Adrian Orr, the governor of the Reserve Bank of New Zealand (RBNZ), has expressed strong criticism of stablecoins, labeling them as "the biggest misnomers" and "oxymorons." During a parliamentary finance committee meeting on Feb. 12, Orr dismissed stablecoins as unreliable substitutes for fiat currency, asserting that they are not truly stable.
Stablecoins Under Scrutiny
In response to a question regarding the RBNZ's stance on decentralized digital currencies and stablecoins, Orr conveyed the central bank's significant concerns. He emphasized that stablecoins, despite their name, lack stability and are not a viable alternative to traditional fiat money.
Bitcoin's Role Questioned
Orr also questioned Bitcoin's suitability as a medium of exchange, store of value, or unit of account, arguing that it falls short on all these fronts. He highlighted the discrepancy between Bitcoin's intended functions and its actual utility in practice.
Transparency and Regulatory Push
Asserting the need for transparency, Orr underscored the speculative nature of cryptocurrencies and emphasized that they do not serve as legitimate currencies or central bank-backed assets. He cited the regulatory efforts of jurisdictions like the United Kingdom, which are taking decisive action on stablecoin regulation.

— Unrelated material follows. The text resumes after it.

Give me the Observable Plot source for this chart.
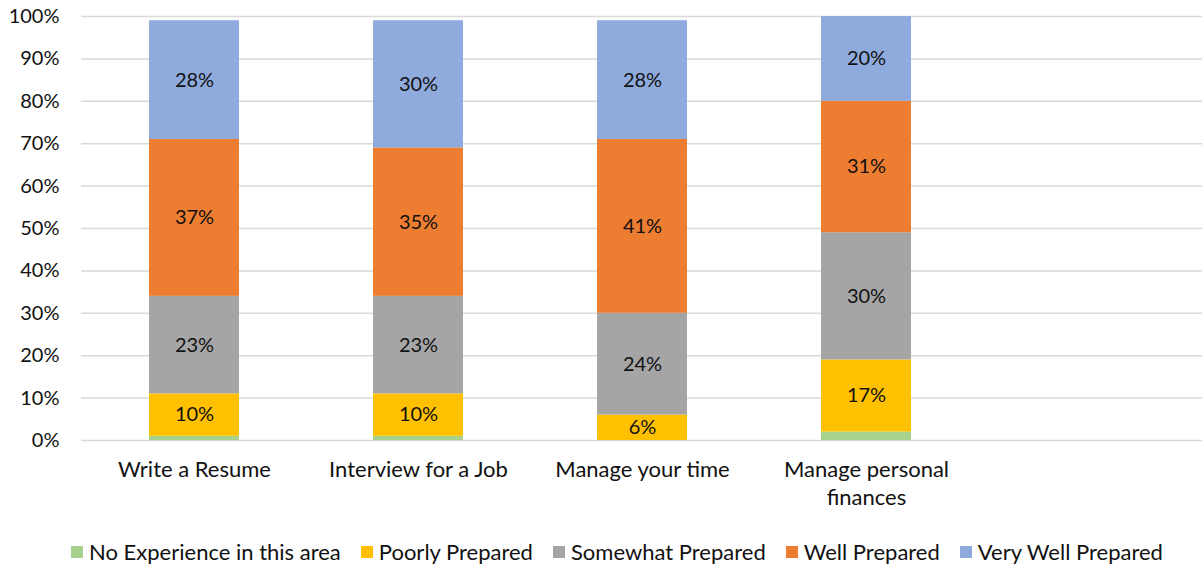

New Zealand's Regulatory Approach
While New Zealand has been cautious about hasty crypto regulation, Orr's remarks signal a growing scrutiny of stablecoins and other digital assets. The country is exploring the potential for a central bank digital currency (CBDC) and weighing the costs and benefits of different design options.
Adrian Orr's criticism underscores the challenges and uncertainties surrounding stablecoins and cryptocurrencies in the eyes of regulators. As regulatory scrutiny intensifies globally, the debate over the role of stablecoins and their regulation is likely to continue, shaping the future landscape of the digital asset industry.